▶ Work to complete:
Everything from the first line of the data below through the line that contains "W, H = 520, 320" should be written out exactly, please, and nothing more; the pictures stay out.
___ Information provided ___
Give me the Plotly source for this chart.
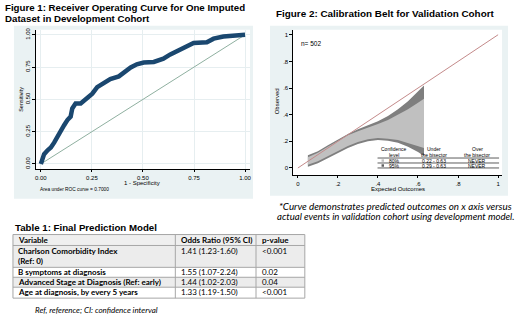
import plotly.graph_objects as go

W, H = 520, 320

# ---------------- data ----------------
roc_fpr = [0, 0.005, 0.016, 0.033, 0.049, 0.065, 0.081, 0.098, 0.114, 0.13, 0.146, 0.154, 0.17,
           0.195, 0.22, 0.252, 0.276, 0.309, 0.34, 0.382, 0.415, 0.44, 0.47, 0.504, 0.553, 0.60,
           0.634, 0.683, 0.715, 0.748, 0.813, 0.846, 0.894, 0.943, 1.0]
roc_tpr = [0, 0.02, 0.076, 0.106, 0.127, 0.165, 0.215, 0.253, 0.30, 0.34, 0.367, 0.43, 0.468,
           0.468, 0.506, 0.544, 0.595, 0.625, 0.658, 0.678, 0.72, 0.747, 0.772, 0.785, 0.79, 0.815,
           0.848, 0.886, 0.919, 0.937, 0.942, 0.97, 0.987, 0.995, 1.0]
auc_text = "Area under ROC curve = 0.7000"

belt_x = [0.05, 0.1, 0.15, 0.2, 0.25, 0.3, 0.35, 0.4, 0.45, 0.5, 0.55, 0.6, 0.63]
upper95 = [0.095, 0.125, 0.17, 0.215, 0.255, 0.29, 0.32, 0.35, 0.39, 0.44, 0.50, 0.575, 0.62]
upper80 = [0.08, 0.115, 0.16, 0.205, 0.245, 0.275, 0.30, 0.33, 0.36, 0.40, 0.44, 0.49, 0.52]
lower80 = [0.025, 0.05, 0.085, 0.125, 0.165, 0.195, 0.215, 0.225, 0.22, 0.21, 0.19, 0.165, 0.15]
lower95 = [0.01, 0.035, 0.07, 0.11, 0.15, 0.18, 0.20, 0.21, 0.205, 0.19, 0.16, 0.12, 0.09]
n_obs = 502
belt_levels = ["80%", "95%"]
belt_under = ["0.22 - 0.63", "0.29 - 0.63"]
belt_over = ["NEVER", "NEVER"]

tbl_header = ["Variable", "Odds Ratio (95% CI)", "p-value"]
tbl_variable = [["Charlson Comorbidity Index", "(Ref: 0)"], ["B symptoms at diagnosis"],
                ["Advanced Stage at Diagnosis (Ref: early)"], ["Age at diagnosis, by every 5 years"]]
tbl_or = ["1.41 (1.23-1.60)", "1.55 (1.07-2.24)", "1.44 (1.02-2.03)", "1.33 (1.19-1.50)"]
tbl_p = ["<0.001", "0.02", "0.04", "<0.001"]


def px(x):
    return x / W


def py(y):
    return 1 - y / H


ARIAL = "Arial, Liberation Sans, sans-serif"
CAL = "Lato, Open Sans, sans-serif"
PANEL = "#eaf2f3"

fig = go.Figure()

# ROC
fig.add_trace(go.Scatter(x=[0, 1], y=[0, 1], mode="lines", line=dict(color="#8fb0a0", width=1),
                         xaxis="x", yaxis="y", showlegend=False, hoverinfo="skip"))
fig.add_trace(go.Scatter(x=roc_fpr, y=roc_tpr, mode="lines", line=dict(color="#1a476f", width=4.5),
                         xaxis="x", yaxis="y", showlegend=False))

# Calibration belt
fig.add_trace(go.Scatter(x=belt_x + belt_x[::-1], y=upper95 + lower95[::-1], mode="lines",
                         fill="toself", fillcolor="#7f7f7f", line=dict(width=0, color="#7f7f7f"),
                         xaxis="x2", yaxis="y2", showlegend=False))
fig.add_trace(go.Scatter(x=belt_x + belt_x[::-1], y=upper80 + lower80[::-1], mode="lines",
                         fill="toself", fillcolor="#c0c0c0", line=dict(width=0, color="#c0c0c0"),
                         xaxis="x2", yaxis="y2", showlegend=False))
fig.add_trace(go.Scatter(x=[0, 1], y=[0, 1], mode="lines", line=dict(color="#c48a8a", width=1),
                         xaxis="x2", yaxis="y2", showlegend=False, hoverinfo="skip"))

axis_common = dict(showline=True, linecolor="black", linewidth=1, ticks="outside", ticklen=2.5,
                   tickcolor="black", zeroline=False, tickfont=dict(family=ARIAL, size=6, color="black"))

fig.update_layout(
    width=W, height=H, margin=dict(l=0, r=0, t=0, b=0),
    paper_bgcolor="white", plot_bgcolor="rgba(0,0,0,0)",
    xaxis=dict(domain=[px(35), px(250)], range=[-0.0244, 1.0244], anchor="y",
               tickvals=[0, 0.25, 0.5, 0.75, 1], ticktext=["0.00", "0.25", "0.50", "0.75", "1.00"],
               showgrid=True, gridcolor="#e6eef0", **axis_common),
    yaxis=dict(domain=[py(168), py(28)], range=[-0.0385, 1.0385], anchor="x",
               tickvals=[0, 0.25, 0.5, 0.75, 1], ticktext=["0.00", "0.25", "0.50", "0.75", "1.00"],
               tickangle=-90, showgrid=True, gridcolor="#e6eef0", **axis_common),
    xaxis2=dict(domain=[px(293), px(503)], range=[-0.0249, 1.0199], anchor="y2",
                tickvals=[0, 0.2, 0.4, 0.6, 0.8, 1], ticktext=["0", ".2", ".4", ".6", ".8", "1"],
                showgrid=False, **axis_common),
    yaxis2=dict(domain=[py(174), py(28)], range=[-0.052, 1.037], anchor="x2",
                tickvals=[0, 0.2, 0.4, 0.6, 0.8, 1], ticktext=["0", ".2", ".4", ".6", ".8", "1"],
                showgrid=False, **axis_common),
)

shapes = [
    dict(type="rect", xref="paper", yref="paper", x0=px(13), x1=px(253), y0=py(198), y1=py(24),
         fillcolor=PANEL, line=dict(width=0), layer="below"),
    dict(type="rect", xref="paper", yref="paper", x0=px(35), x1=px(250), y0=py(168), y1=py(28),
         fillcolor="white", line=dict(width=0), layer="below"),
    dict(type="rect", xref="paper", yref="paper", x0=px(270), x1=px(509), y0=py(195), y1=py(24),
         fillcolor=PANEL, line=dict(width=0), layer="below"),
    dict(type="rect", xref="paper", yref="paper", x0=px(293), x1=px(503), y0=py(174), y1=py(28),
         fillcolor="white", line=dict(width=0), layer="below"),
]
# belt legend lines
for yy in [157, 162, 167]:
    shapes.append(dict(type="line", xref="paper", yref="paper", x0=px(378), x1=px(500),
                       y0=py(yy), y1=py(yy), line=dict(color="#333333", width=0.8)))
shapes.append(dict(type="rect", xref="paper", yref="paper", x0=px(382), x1=px(384.5),
                   y0=py(160.8), y1=py(158.3), fillcolor="#c0c0c0", line=dict(width=0)))
shapes.append(dict(type="rect", xref="paper", yref="paper", x0=px(382), x1=px(384.5),
                   y0=py(165.8), y1=py(163.3), fillcolor="#606060", line=dict(width=0)))

ann = []


def text(x, y, s, size, family=ARIAL, xanchor="left", color="black", angle=0):
    ann.append(dict(x=px(x), y=py(y), xref="paper", yref="paper", text=s, showarrow=False,
                    xanchor=xanchor, yanchor="middle", textangle=angle,
                    font=dict(family=family, size=size, color=color)))


# ---- table drawn with shapes/annotations ----
col_edges = [12, 175, 256, 305]
row_edges = [234, 245, 267, 277, 287, 298]
row_fills = ["#efefef", "#ececec", "white", "#ececec", "white"]
for i, f in enumerate(row_fills):
    shapes.append(dict(type="rect", xref="paper", yref="paper", x0=px(col_edges[0]), x1=px(col_edges[-1]),
                       y0=py(row_edges[i + 1]), y1=py(row_edges[i]), fillcolor=f, line=dict(width=0),
                       layer="below"))
for yy in row_edges:
    shapes.append(dict(type="line", xref="paper", yref="paper", x0=px(col_edges[0]), x1=px(col_edges[-1]),
                       y0=py(yy), y1=py(yy), line=dict(color="#a6a6a6", width=1)))
for xx in col_edges:
    shapes.append(dict(type="line", xref="paper", yref="paper", x0=px(xx), x1=px(xx),
                       y0=py(row_edges[-1]), y1=py(row_edges[0]), line=dict(color="#a6a6a6", width=1)))

TF = 8
for j, h in enumerate(tbl_header):
    text(col_edges[j] + 3.5, 239.8, "<b>%s</b>" % h, TF, family=CAL)
for i in range(len(tbl_variable)):
    top = row_edges[i + 1]
    for k, line in enumerate(tbl_variable[i]):
        text(col_edges[0] + 3.5, top + 5.2 + 10.5 * k, "<b>%s</b>" % line, TF, family=CAL)
    text(col_edges[1] + 3.5, top + 5.2, tbl_or[i], TF, family=CAL)
    text(col_edges[2] + 3.5, top + 5.2, tbl_p[i], TF, family=CAL)

fig.update_layout(shapes=shapes)

text(2, 6, "<b>Figure 1: Receiver Operating Curve for One Imputed</b>", 9.7)
text(2, 17, "<b>Dataset in Development Cohort</b>", 9.7)
text(386, 12, "<b>Figure 2: Calibration Belt for Validation Cohort</b>", 9.9, xanchor="center")
text(142, 182.5, "1 - Specificity", 6, xanchor="center")
text(20.5, 98, "Sensitivity", 5.5, xanchor="center", angle=-90)
text(37, 189, auc_text, 4.8)
text(399, 188.5, "Expected Outcomes", 6, xanchor="center")
text(277, 100, "Observed", 6, xanchor="center", angle=-90)
text(299, 42, "n= %d" % n_obs, 6.5)
# belt legend table
LF = 5
text(395, 147.5, "Confidence", LF, xanchor="center")
text(395, 153.5, "level", LF, xanchor="center")
text(435, 147.5, "Under", LF, xanchor="center")
text(435, 153.5, "the bisector", LF, xanchor="center")
text(478, 147.5, "Over", LF, xanchor="center")
text(478, 153.5, "the bisector", LF, xanchor="center")
for i, yy in enumerate([159.6, 164.6]):
    text(395, yy, belt_levels[i], LF, xanchor="center")
    text(435, yy, belt_under[i], LF, xanchor="center")
    text(478, yy, belt_over[i], LF, xanchor="center")
# caption
text(277, 205, "<i>*Curve demonstrates predicted outcomes on x axis versus</i>", 9.8, family=CAL)
text(275, 216, "<i>actual events in validation cohort using development model.</i>", 9.6, family=CAL)
text(12, 227, "<b>Table 1: Final Prediction Model</b>", 9.7)
text(32, 310, "<i>Ref, reference; CI: confidence interval</i>", 8, family=CAL)

fig.update_layout(annotations=ann)
fig.write_html("out.html", config={"displayModeBar": False},
               post_script="document.body.style.margin='0';")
___
▶ Solution to this task:
Give me the Plotly source for this chart.
import plotly.graph_objects as go

W, H = 520, 320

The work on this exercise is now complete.